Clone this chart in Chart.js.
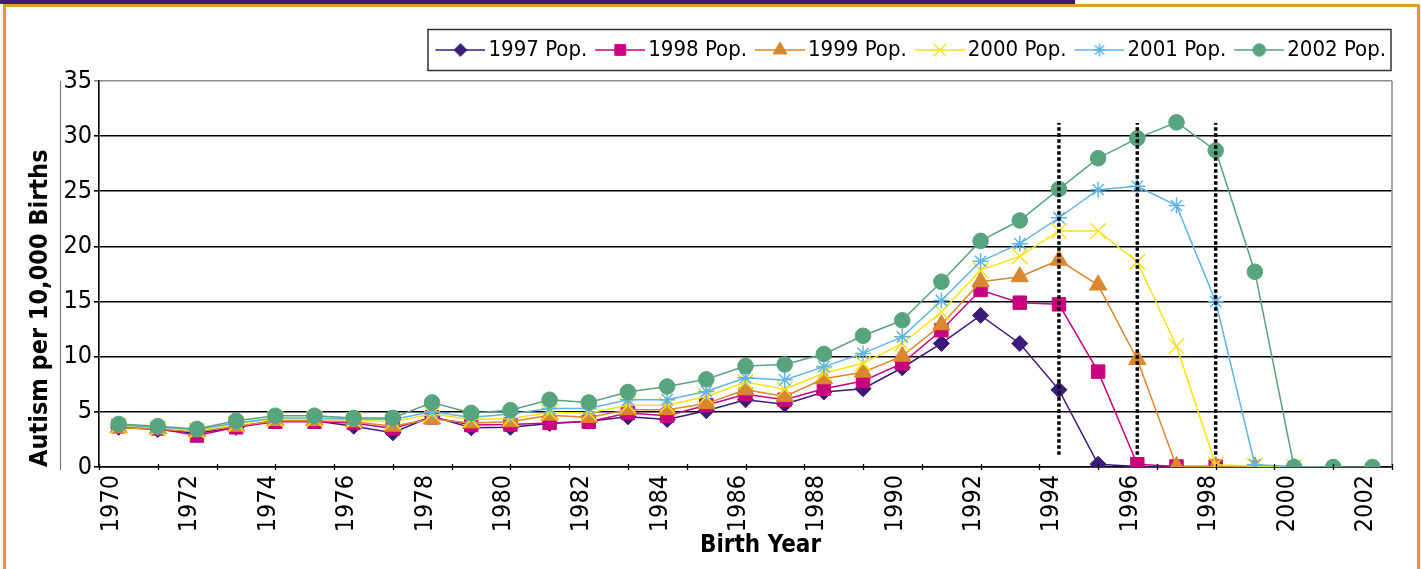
<!DOCTYPE html>
<html>
<head>
<meta charset="utf-8">
<script src="https://cdn.jsdelivr.net/npm/chart.js@4.4.1/dist/chart.umd.min.js"></script>
<style>
html,body{margin:0;padding:0;background:#fff;}
#wrap{position:relative;width:1421px;height:569px;overflow:hidden;background:#fff;}
#topbar{position:absolute;left:0;top:0;width:1075px;height:4px;background:#3d1a78;}
#frame{position:absolute;left:3px;top:4px;width:1417px;height:620px;border:3px solid #e29b2c;border-bottom:none;box-sizing:border-box;}
#c{position:absolute;left:0;top:0;}
</style>
</head>
<body>
<div id="wrap">
  <div id="frame"></div>
  <div id="topbar"></div>
  <canvas id="c" width="1421" height="569"></canvas>
</div>
<script>
// ---- data ----
const years = [1970,1971,1972,1973,1974,1975,1976,1977,1978,1979,1980,1981,1982,1983,1984,1985,1986,1987,1988,1989,1990,1991,1992,1993,1994,1995,1996,1997,1998,1999,2000,2001,2002];
const xTickLabels = [1970,1972,1974,1976,1978,1980,1982,1984,1986,1988,1990,1992,1994,1996,1998,2000,2002];
const yTicks = [0,5,10,15,20,25,30,35];
const seriesNames = ['1997 Pop.','1998 Pop.','1999 Pop.','2000 Pop.','2001 Pop.','2002 Pop.'];

const pop1997 = [3.6,3.4,3.05,3.6,4.2,4.2,3.7,3.1,4.6,3.55, 3.6,3.95,4.15,4.55,4.3,5.1,6.1,5.7,6.8,7.1, 9.0,11.2,13.75,11.2,7.0,0.25,0.05,0];
const pop1998 = [3.7,3.5,2.85,3.6,4.1,4.1,4.0,3.5,4.5,3.8, 3.85,4.0,4.1,4.9,4.65,5.6,6.6,6.1,7.1,7.8, 9.4,12.4,16.05,14.9,14.75,8.65,0.25,0.05,0.05];
const pop1999 = [3.55,3.45,3.2,3.7,4.2,4.2,4.1,3.7,4.35,4.0, 4.1,4.7,4.5,5.2,5.2,5.75,7.0,6.4,8.0,8.6, 10.05,12.9,16.8,17.25,18.75,16.5,9.75,0.05,0.05,0];
const pop2000 = [3.75,3.55,3.3,3.9,4.35,4.35,4.25,4.1,4.8,4.3, 4.4,4.95,4.9,5.6,5.6,6.4,7.7,7.05,8.5,9.4, 11.2,14.05,17.85,19.1,21.4,21.4,18.6,10.95,0.2,0.1,0];
const pop2001 = [3.8,3.6,3.4,4.0,4.45,4.45,4.35,4.3,5.0,4.5, 4.8,5.3,5.3,6.1,6.1,6.85,8.1,7.9,9.1,10.3, 11.8,15.1,18.65,20.25,22.6,25.15,25.45,23.7,15.0,0.2,0.05,0];
const pop2002 = [3.9,3.7,3.45,4.2,4.65,4.65,4.45,4.45,5.85,4.9, 5.15,6.1,5.85,6.8,7.3,7.95,9.15,9.3,10.25,11.9, 13.3,16.8,20.5,22.35,25.2,28.0,29.8,31.25,28.7,17.7,0,0,0];

const cutoffYears = [1994,1996,1998];
const cutoffRange = [1.1,31.2];

// ---- styles ----
const FONT = "'Liberation Sans Narrow','DejaVu Sans Condensed','Arial Narrow',sans-serif";
const styles = [
  {color:'#3b1a7b', pointStyle:'rectRot', radius:8, fill:true},
  {color:'#c9037d', pointStyle:'rect', radius:9.5, fill:true},
  {color:'#d9882f', pointStyle:'triangle', radius:10, fill:true},
  {color:'#f5e21c', pointStyle:'crossRot', radius:11, fill:false},
  {color:'#62b4e4', pointStyle:'star', radius:8, fill:false},
  {color:'#58a47f', pointStyle:'circle', radius:7.8, fill:true}
];
const seriesValues = [pop1997,pop1998,pop1999,pop2000,pop2001,pop2002];

function makeIcon(st){
  const c = document.createElement('canvas');
  c.width = 60; c.height = 26;
  const g = c.getContext('2d');
  g.strokeStyle = st.color; g.lineWidth = 1.5;
  g.beginPath(); g.moveTo(10,13); g.lineTo(60,13); g.stroke();
  g.fillStyle = st.color; g.strokeStyle = st.color; g.lineWidth = st.fill ? 1 : 1.5;
  Chart.helpers.drawPoint(g, {pointStyle: st.pointStyle, radius: st.radius*0.8, borderWidth: g.lineWidth, rotation:0}, 35, 13);
  return c;
}

const datasets = seriesValues.map((vals,i)=>{
  const st = styles[i];
  return {
    label: seriesNames[i],
    data: vals.map((v,j)=>({x:years[j], y:v})),
    borderColor: st.color,
    backgroundColor: st.fill ? st.color : 'rgba(0,0,0,0)',
    pointBorderColor: st.color,
    pointBackgroundColor: st.fill ? st.color : 'rgba(0,0,0,0)',
    pointStyle: st.pointStyle,
    pointRadius: st.radius,
    pointBorderWidth: st.fill ? 1 : 1.5,
    borderWidth: 1.5,
    tension: 0,
    order: 6 - i,
    icon: makeIcon(st)
  };
});
cutoffYears.forEach(yr=>{
  datasets.push({
    label: 'cutoff',
    isCutoff: true,
    data: cutoffRange.map(v=>({x:yr, y:v})),
    borderColor:'#000',
    borderWidth:3.5,
    borderDash:[3.5,2.5],
    pointRadius:0,
    order:0
  });
});

const decor = {
  id:'decor',
  beforeDatasetsDraw(chart){
    const {ctx, chartArea:a} = chart;
    ctx.save();
    ctx.strokeStyle = '#8c8c8c'; ctx.lineWidth = 1.5;
    ctx.beginPath(); ctx.moveTo(a.right, a.top); ctx.lineTo(a.right, a.bottom); ctx.stroke();
    ctx.restore();
  },
  afterDraw(chart){
    const {ctx, chartArea:a} = chart;
    const xs = chart.scales.x;
    ctx.save();
    // category boundary tick marks on the x axis
    ctx.strokeStyle = '#000'; ctx.lineWidth = 1.3;
    for (let v = xs.min; v <= xs.max + 1e-6; v += 1.5){
      const px = Math.round(xs.getPixelForValue(v)) + 0.5;
      ctx.beginPath(); ctx.moveTo(px, a.bottom - 3); ctx.lineTo(px, a.bottom + 3); ctx.stroke();
    }
    // thin line at left of y labels
    ctx.strokeStyle = '#7a7a7a'; ctx.lineWidth = 1.2;
    ctx.beginPath(); ctx.moveTo(60.5, a.top); ctx.lineTo(60.5, a.bottom + 3); ctx.stroke();
    // legend frame
    const hb = chart.legend.legendHitBoxes;
    if (hb && hb.length){
      const first = hb[0], last = hb[hb.length-1];
      const cy = first.top + first.height/2;
      ctx.strokeStyle = '#333'; ctx.lineWidth = 1.5;
      ctx.strokeRect(first.left - 5.5, cy - 20.5, (last.left + last.width + 5) - (first.left - 5.5), 41);
    }
    ctx.restore();
  }
};

new Chart(document.getElementById('c'), {
  type:'line',
  data:{datasets},
  options:{
    responsive:false,
    devicePixelRatio:1,
    animation:false,
    layout:{padding:{left:0,right:29,top:33,bottom:0}},
    plugins:{
      tooltip:{enabled:false},
      legend:{
        display:true, position:'top', align:'end',
        labels:{
          usePointStyle:true, pointStyleWidth:44, padding:6,
          color:'#000', font:{family:FONT, size:22},
          generateLabels(chart){
            return chart.data.datasets.map((ds,i)=>({
              text: ds.label, pointStyle: ds.icon, datasetIndex:i, hidden:false,
              fontColor:'#000', lineWidth:0, strokeStyle:'rgba(0,0,0,0)', fillStyle:'rgba(0,0,0,0)'
            })).filter(it=>!chart.data.datasets[it.datasetIndex].isCutoff);
          }
        }
      }
    },
    scales:{
      x:{
        type:'linear', position:'bottom', min:1969.5, max:2002.5,
        afterBuildTicks(s){ s.ticks = xTickLabels.map(v=>({value:v})); },
        afterFit(s){ s.height = 102; },
        ticks:{autoSkip:false, minRotation:90, maxRotation:90, padding:8, labelOffset:-7,
               color:'#000', font:{family:FONT, size:25}, callback:(v)=>String(v)},
        grid:{display:false, drawTicks:false},
        border:{display:true, color:'#000', width:1.6},
        title:{display:true, text:'    Birth Year', color:'#000', font:{family:FONT, size:24, weight:'bold'}, padding:{top:0,bottom:9}}
      },
      xTop:{
        type:'linear', position:'top', display:true, min:1969.5, max:2002.5,
        grid:{display:false, drawTicks:false}, border:{display:false}, ticks:{display:false},
        afterFit(s){ s.height = 10; }
      },
      y:{
        type:'linear', min:0, max:35,
        afterBuildTicks(s){ s.ticks = yTicks.map(v=>({value:v})); },
        afterFit(s){ s.width = 99; },
        ticks:{padding:2, color:'#000', font:{family:FONT, size:25}},
        grid:{color:(c)=> c.tick && c.tick.value === 35 ? '#8c8c8c' : '#000', lineWidth:1.6, tickLength:5, drawTicks:true},
        border:{display:true, color:'#000', width:1.6},
        title:{display:true, text:'Autism per 10,000 Births', align:'start', color:'#000', font:{family:FONT, size:25, weight:'bold'}, padding:{top:25,bottom:0}}
      }
    }
  },
  plugins:[decor]
});
</script>
</body>
</html>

★ ★ ★ ★

# Work required
Restate the material word for word from its first line through the line containing "const cutoffRange = [1.1,31.2];", both included; the pictures do not belong in it.

# Exercise solution
Clone this chart in Chart.js.
<!DOCTYPE html>
<html>
<head>
<meta charset="utf-8">
<script src="https://cdn.jsdelivr.net/npm/chart.js@4.4.1/dist/chart.umd.min.js"></script>
<style>
html,body{margin:0;padding:0;background:#fff;}
#wrap{position:relative;width:1421px;height:569px;overflow:hidden;background:#fff;}
#topbar{position:absolute;left:0;top:0;width:1075px;height:4px;background:#3d1a78;}
#frame{position:absolute;left:3px;top:4px;width:1417px;height:620px;border:3px solid #e29b2c;border-bottom:none;box-sizing:border-box;}
#c{position:absolute;left:0;top:0;}
</style>
</head>
<body>
<div id="wrap">
  <div id="frame"></div>
  <div id="topbar"></div>
  <canvas id="c" width="1421" height="569"></canvas>
</div>
<script>
// ---- data ----
const years = [1970,1971,1972,1973,1974,1975,1976,1977,1978,1979,1980,1981,1982,1983,1984,1985,1986,1987,1988,1989,1990,1991,1992,1993,1994,1995,1996,1997,1998,1999,2000,2001,2002];
const xTickLabels = [1970,1972,1974,1976,1978,1980,1982,1984,1986,1988,1990,1992,1994,1996,1998,2000,2002];
const yTicks = [0,5,10,15,20,25,30,35];
const seriesNames = ['1997 Pop.','1998 Pop.','1999 Pop.','2000 Pop.','2001 Pop.','2002 Pop.'];

const pop1997 = [3.6,3.4,3.05,3.6,4.2,4.2,3.7,3.1,4.6,3.55, 3.6,3.95,4.15,4.55,4.3,5.1,6.1,5.7,6.8,7.1, 9.0,11.2,13.75,11.2,7.0,0.25,0.05,0];
const pop1998 = [3.7,3.5,2.85,3.6,4.1,4.1,4.0,3.5,4.5,3.8, 3.85,4.0,4.1,4.9,4.65,5.6,6.6,6.1,7.1,7.8, 9.4,12.4,16.05,14.9,14.75,8.65,0.25,0.05,0.05];
const pop1999 = [3.55,3.45,3.2,3.7,4.2,4.2,4.1,3.7,4.35,4.0, 4.1,4.7,4.5,5.2,5.2,5.75,7.0,6.4,8.0,8.6, 10.05,12.9,16.8,17.25,18.75,16.5,9.75,0.05,0.05,0];
const pop2000 = [3.75,3.55,3.3,3.9,4.35,4.35,4.25,4.1,4.8,4.3, 4.4,4.95,4.9,5.6,5.6,6.4,7.7,7.05,8.5,9.4, 11.2,14.05,17.85,19.1,21.4,21.4,18.6,10.95,0.2,0.1,0];
const pop2001 = [3.8,3.6,3.4,4.0,4.45,4.45,4.35,4.3,5.0,4.5, 4.8,5.3,5.3,6.1,6.1,6.85,8.1,7.9,9.1,10.3, 11.8,15.1,18.65,20.25,22.6,25.15,25.45,23.7,15.0,0.2,0.05,0];
const pop2002 = [3.9,3.7,3.45,4.2,4.65,4.65,4.45,4.45,5.85,4.9, 5.15,6.1,5.85,6.8,7.3,7.95,9.15,9.3,10.25,11.9, 13.3,16.8,20.5,22.35,25.2,28.0,29.8,31.25,28.7,17.7,0,0,0];

const cutoffYears = [1994,1996,1998];
const cutoffRange = [1.1,31.2];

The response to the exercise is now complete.